Calakmul, another Mayan ruin, was once one of the largest ancient Mayan cities ever, or at least is one of the largest that has been discovered in modern times. Champoton, a small fishing community on the coast south of Campeche has miles of tropical beachfront where you can enjoy the beaches, fishing, archeological diving, cycling or just take in the natural beauty of the mangroves and jungle.
Today Campeche welcomes visitors and residents with warmth and curiosity. The infrastructure in Campeche has grown sufficiently to offer tourists an unforgettable visit and is now set to follow in the footsteps of Merida in offering superb investment and retirement opportunities as well. There are large developments being built south of Campeche along the beautiful Gulf Coast, which many people believe will eventually cover the coast from Campeche to Ciudad del Carmen. Stores, restaurants, movie theatres and hotels are springing up in the Campeche area… there is even a five-star Starwood Hotel in Campeche, Hacienda Uayamon.
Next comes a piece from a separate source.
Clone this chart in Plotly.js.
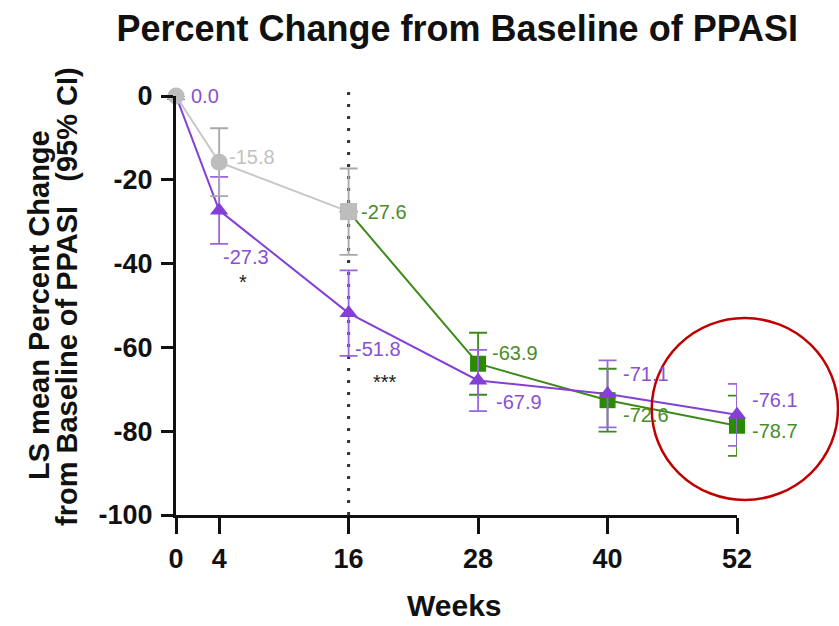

While it is helpful to speak a little Spanish to get around Campeche, more and more young people in Mexico are learning English and welcome the opportunity to practice with you. Sometimes, the people you meet along the way can be your best teachers of the language. We have always found that some of our best teachers are waiters, drivers and other service providers who will exchange a few words of Spanish for a few learned words of English.
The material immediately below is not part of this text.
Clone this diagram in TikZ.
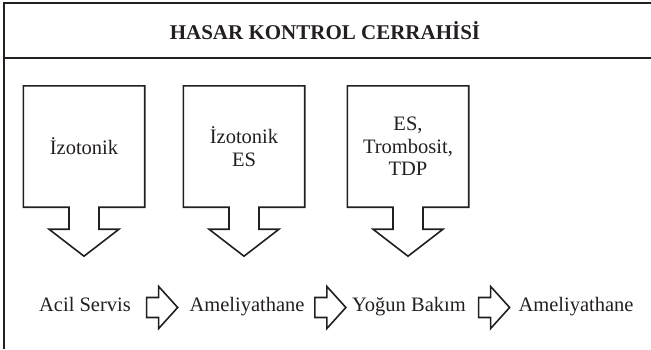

In general, Campeche is “behind” Merida in both its infrastructure and its language flexibility. It is a two-hour minimum drive to the Merida airport, and to some of the resources of that city. What Campeche lacks in modern amenities, it makes up for in charm and beauty, and opportunity. Not only that, but Campeche’s modernity lag behind Merida can be your gain… it is less expensive to travel, invest and live here!